Back in 1982, there probably *was* an Internet, on which some people,
using PDP-11 computers at major educational institutions in North
America, were sending E-mail to one another.
But that's hardly here or there. More importantly, in 1982, there was a
Celestron, and there was a Sky and Telescope magazine to see their ads
in, and thus some people - if not those stationed in Vietnam - might
have been aware of other portable telescopes besides Questars.
To see if that is possible or not, I did a little Web hunting...
Celestron had introduced the C5, a 5" telescope, in 1971. However, a 5"

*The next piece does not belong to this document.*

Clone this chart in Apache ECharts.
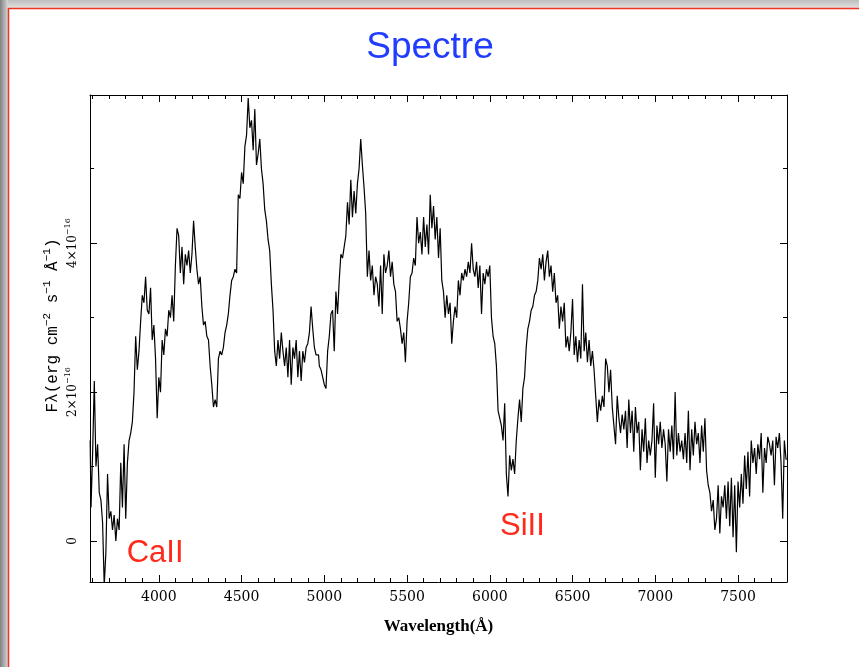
<!DOCTYPE html>
<html>
<head>
<meta charset="utf-8">
<script src="https://cdn.jsdelivr.net/npm/echarts@6/dist/echarts.min.js"></script>
<style>
  html, body { margin: 0; padding: 0; background: #ffffff; }
  #chart { width: 859px; height: 667px; }
</style>
</head>
<body>
<div id="chart"></div>
<script>
// Flux density F_lambda in units of 1e-16 erg cm^-2 s^-1 Å^-1,
// one value every 10 Å; each band starts at the wavelength in bandStart.
const sampleStep = 10;
const bandStart = [3585, 4005, 4505, 5005, 5505, 6005, 6505, 7005, 7505];

const flux3585 = [1.35, 0.45, 1.2, 2.15, 1.0, 1.3, 0.65, 0.55, 0.25, -0.6, -0.15, 0.9, 0.3, 0.4,
  0.15, 0.35, 0.0, 0.3, 0.15, 1.05, 0.45, 1.3, 0.3, 1.05, 1.35, 1.45, 1.6, 2.0, 2.75, 2.3,
  2.55, 2.95, 3.3, 3.2, 3.55, 3.1, 3.05, 3.4, 2.7, 2.9, 2.45, 1.65];
const flux4005 = [2.2, 2.0, 2.7, 2.5, 2.85, 2.75, 3.1, 3.0, 3.3, 2.95, 3.7, 4.2, 4.1, 3.6,
  3.95, 3.45, 3.85, 3.7, 3.9, 3.6, 3.85, 4.3, 3.95, 3.65, 3.45, 3.55, 3.15, 2.9, 2.95, 2.75,
  2.7, 2.35, 2.1, 1.8, 1.9, 1.8, 2.45, 2.55, 2.5, 2.6, 2.8, 2.9, 3.05, 3.3, 3.5, 3.55, 3.65,
  3.6, 4.65, 4.6];
const flux4505 = [4.95, 4.8, 5.3, 5.45, 5.95, 5.55, 5.65, 5.25, 5.8, 5.05, 5.2, 5.4, 5.0, 4.8,
  4.45, 4.3, 4.05, 3.9, 3.45, 3.1, 2.55, 2.35, 2.7, 2.45, 2.8, 2.55, 2.35, 2.6, 2.2, 2.7, 2.1,
  2.6, 2.45, 2.7, 2.2, 2.55, 2.15, 2.55, 2.4, 2.6, 2.65, 2.8, 3.15, 2.85, 2.6, 2.5, 2.5, 2.35,
  2.3, 2.2];
const flux5005 = [2.1, 2.05, 2.55, 2.75, 3.05, 3.1, 2.55, 3.35, 3.05, 3.5, 3.85, 3.8, 3.95, 4.1,
  4.55, 4.25, 4.85, 4.35, 4.7, 4.4, 4.8, 5.0, 5.4, 5.05, 4.75, 4.4, 3.55, 3.9, 3.5, 3.7, 3.3,
  3.55, 3.45, 3.15, 3.7, 3.05, 3.85, 3.6, 3.7, 3.9, 3.55, 3.75, 3.45, 3.35, 2.95, 3.0, 2.85,
  2.65, 2.8, 2.4];
const flux5505 = [2.95, 3.2, 3.55, 3.6, 3.8, 3.7, 4.35, 4.0, 4.15, 3.85, 4.35, 3.95, 4.25, 3.85,
  4.65, 4.2, 4.5, 4.05, 4.35, 3.8, 4.2, 3.5, 3.35, 3.0, 3.3, 3.05, 3.2, 2.65, 2.95, 3.15, 3.0,
  3.5, 3.3, 3.6, 3.5, 3.65, 3.55, 3.75, 3.6, 4.0, 3.65, 3.55, 3.75, 3.4, 3.7, 3.05, 3.6, 3.45,
  3.65, 3.55];
const flux6005 = [3.7, 3.0, 2.75, 2.65, 2.35, 1.75, 1.65, 1.55, 1.35, 1.85, 0.9, 0.6, 1.15, 0.95,
  1.1, 0.9, 1.35, 1.65, 1.9, 1.6, 2.05, 2.2, 2.6, 2.85, 2.95, 3.1, 3.15, 3.3, 3.35, 3.5, 3.8,
  3.65, 3.85, 3.5, 3.75, 3.9, 3.55, 3.7, 3.35, 3.6, 3.2, 3.3, 2.85, 3.15, 2.95, 3.2, 2.6, 2.75,
  2.55, 2.8];
const flux6505 = [3.25, 2.5, 2.75, 2.4, 2.7, 2.45, 3.45, 2.55, 2.8, 2.4, 2.7, 2.35, 2.55, 2.3,
  1.95, 1.6, 1.9, 1.75, 1.95, 1.8, 2.45, 2.35, 2.0, 2.3, 1.8, 1.55, 1.3, 1.95, 1.65, 1.45, 1.7,
  1.5, 1.75, 1.25, 1.9, 1.45, 1.75, 1.2, 1.8, 1.45, 1.6, 0.95, 1.5, 1.2, 1.65, 1.05, 1.35, 1.15,
  1.35, 1.85];
const flux7005 = [0.85, 1.55, 1.3, 1.6, 1.25, 1.5, 1.3, 0.8, 1.5, 1.2, 1.55, 1.1, 2.0, 1.15,
  1.45, 1.2, 1.35, 1.1, 1.45, 1.05, 1.75, 0.95, 1.5, 1.15, 1.6, 1.3, 1.45, 1.05, 1.55, 1.2, 1.65,
  0.95, 0.75, 0.65, 0.4, 0.55, 0.15, 0.3, 0.75, 0.1, 0.6, 0.45, 0.75, 0.3, 0.8, 0.2, 0.85, 0.05,
  0.75, -0.15];
const flux7505 = [0.8, 0.45, 0.9, 0.5, 1.15, 0.7, 1.2, 0.6, 1.35, 1.05, 1.25, 0.9, 1.3, 1.1,
  1.45, 0.65, 1.25, 1.05, 1.4, 1.3, 1.15, 1.35, 0.75, 1.4, 1.25, 1.45, 1.05, 0.3, 1.35, 1.1];

const fluxBands = [flux3585, flux4005, flux4505, flux5005, flux5505, flux6005, flux6505, flux7005, flux7505];

// Axis ranges
const waveMin = 3584, waveMax = 7796, waveMajor = 500;
const fluxMin = -0.55, fluxMax = 5.99, fluxMajor = 2;

// Line annotations: [label, wavelength, flux]
const lineLabels = [
  ['CaII', 3806, -0.16],
  ['SiII', 6062, 0.2]
];

const spectrum = [];
fluxBands.forEach(function (band, b) {
  band.forEach(function (f, i) {
    spectrum.push([bandStart[b] + i * sampleStep, f]);
  });
});

const serif = '"DejaVu Serif", "Liberation Serif", serif';
const mono = '"Liberation Mono", "DejaVu Sans Mono", monospace';
const sans = '"Liberation Sans", Arial, Helvetica, sans-serif';
const ink = '#000000';

const tickRich = {
  b: { fontFamily: serif, fontSize: 12, lineHeight: 18, color: ink },
  s: { fontFamily: serif, fontSize: 8, lineHeight: 9, color: ink, verticalAlign: 'top' }
};
const nameRich = {
  p: { fontFamily: mono, fontSize: 16, lineHeight: 22, color: ink, padding: [0, 0, 0, 26] },
  b: { fontFamily: mono, fontSize: 16, lineHeight: 22, color: ink },
  s: { fontFamily: mono, fontSize: 11, lineHeight: 12, color: ink, verticalAlign: 'top' }
};

function frameAxis(extra) {
  return Object.assign({
    type: 'value',
    scale: true,
    axisLine: { show: true, onZero: false, lineStyle: { color: ink, width: 1 } },
    axisTick: { show: true, inside: true, length: 7, lineStyle: { color: ink, width: 1 } },
    minorTick: { show: true, length: 4, lineStyle: { color: ink, width: 1 } },
    splitLine: { show: false },
    minorSplitLine: { show: false }
  }, extra);
}

const chart = echarts.init(document.getElementById('chart'), null, { renderer: 'canvas' });

chart.setOption({
  animation: false,
  backgroundColor: '#ffffff',
  grid: { left: 90, top: 95, width: 697, height: 487, containLabel: false },
  xAxis: [
    frameAxis({
      position: 'bottom',
      min: waveMin, max: waveMax,
      minInterval: waveMajor, maxInterval: waveMajor,
      minorTick: { show: true, splitNumber: 5, length: 4, lineStyle: { color: ink, width: 1 } },
      axisLabel: {
        show: true, margin: 8, color: ink, fontFamily: serif, fontSize: 14,
        showMinLabel: false, showMaxLabel: false,
        formatter: function (v) { return v % waveMajor === 0 ? String(v) : ''; }
      },
      name: 'Wavelength(Å)',
      nameLocation: 'middle',
      nameGap: 36,
      nameMoveOverlap: false,
      nameTextStyle: { color: ink, fontFamily: '"Liberation Serif", serif', fontWeight: 'bold', fontSize: 17 }
    }),
    frameAxis({
      position: 'top',
      min: waveMin, max: waveMax,
      minInterval: waveMajor, maxInterval: waveMajor,
      minorTick: { show: true, splitNumber: 5, length: 4, lineStyle: { color: ink, width: 1 } },
      axisLabel: { show: false }
    })
  ],
  yAxis: [
    frameAxis({
      position: 'left',
      min: fluxMin, max: fluxMax,
      minInterval: fluxMajor, maxInterval: fluxMajor,
      minorTick: { show: true, splitNumber: 2, length: 4, lineStyle: { color: ink, width: 1 } },
      axisLabel: {
        show: true, rotate: 90, margin: 8,
        showMinLabel: false, showMaxLabel: false,
        rich: tickRich,
        formatter: function (v) {
          if (Math.abs(v) < 1e-9) return '{b|0}';
          if (Math.abs(v % fluxMajor) < 1e-9) return '{b|' + v + '×10}{s|−16}';
          return '';
        }
      },
      name: '{p|Fλ(erg cm}{s|−2}{b| s}{s|−1}{b| Å}{s|−1}{b|)}',
      nameLocation: 'middle',
      nameGap: 26,
      nameRotate: 90,
      nameMoveOverlap: false,
      nameTextStyle: { rich: nameRich }
    }),
    frameAxis({
      position: 'right',
      min: fluxMin, max: fluxMax,
      minInterval: fluxMajor, maxInterval: fluxMajor,
      minorTick: { show: true, splitNumber: 2, length: 4, lineStyle: { color: ink, width: 1 } },
      axisLabel: { show: false }
    })
  ],
  series: [{
    type: 'line',
    name: 'spectrum',
    xAxisIndex: 0,
    yAxisIndex: 0,
    data: spectrum,
    step: 'middle',
    showSymbol: false,
    symbol: 'none',
    clip: true,
    lineStyle: { color: ink, width: 1.2 },
    silent: true
  }]
});

// Page decoration, title and ion labels
const decorations = [
  {
    type: 'rect', shape: { x: 0, y: 0, width: 859, height: 8 },
    style: { fill: new echarts.graphic.LinearGradient(0, 0, 0, 1, [
      { offset: 0, color: '#bdbdbd' }, { offset: 1, color: '#e2e2e2' }]) },
    silent: true, z: 100
  },
  {
    type: 'rect', shape: { x: 0, y: 0, width: 8, height: 667 },
    style: { fill: new echarts.graphic.LinearGradient(0, 0, 1, 0, [
      { offset: 0, color: '#808080' }, { offset: 1, color: '#d6d6d6' }]) },
    silent: true, z: 100
  },
  {
    type: 'line', shape: { x1: 8, y1: 8.5, x2: 859, y2: 8.5 },
    style: { stroke: '#ee3322', lineWidth: 1.5 }, silent: true, z: 101
  },
  {
    type: 'line', shape: { x1: 8.5, y1: 8, x2: 8.5, y2: 667 },
    style: { stroke: '#ee3322', lineWidth: 1.5 }, silent: true, z: 101
  },
  {
    type: 'text', x: 430, y: 48,
    style: { text: 'Spectre', font: '37px ' + sans, fill: '#1f3cff', align: 'center', verticalAlign: 'middle' },
    silent: true, z: 101
  }
];

lineLabels.forEach(function (lab) {
  const p = chart.convertToPixel({ xAxisIndex: 0, yAxisIndex: 0 }, [lab[1], lab[2]]);
  decorations.push({
    type: 'text', x: p[0], y: p[1],
    style: { text: lab[0], font: '31px ' + sans, fill: '#ff2a1a', align: 'left', verticalAlign: 'middle' },
    silent: true, z: 101
  });
});

chart.setOption({ graphic: decorations });
</script>
</body>
</html>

telescope is not as portable as a 3.5" telescope - and, although it was
cheaper than a Questar, it wasn't much cheaper than an 8" Celestron, so
it never got far off the ground.
http://astro.isi.edu//c5plus/history.html
In January 1982, the Criterion 4000 was intrduced just after Bell and
Howell bought Criterion.
http://www.telescopebluebook.com/sct/bandl.htm
http://www.lpl.arizona.edu/~rhill/DYNASCOPE/criterion.html
The Meade 2045 was a 4" Schmidt-Cassegrain telescope that apparently
followed on the heels of the Meade 2080, introduced in 1980, but I
wasn't able to find a date for that one.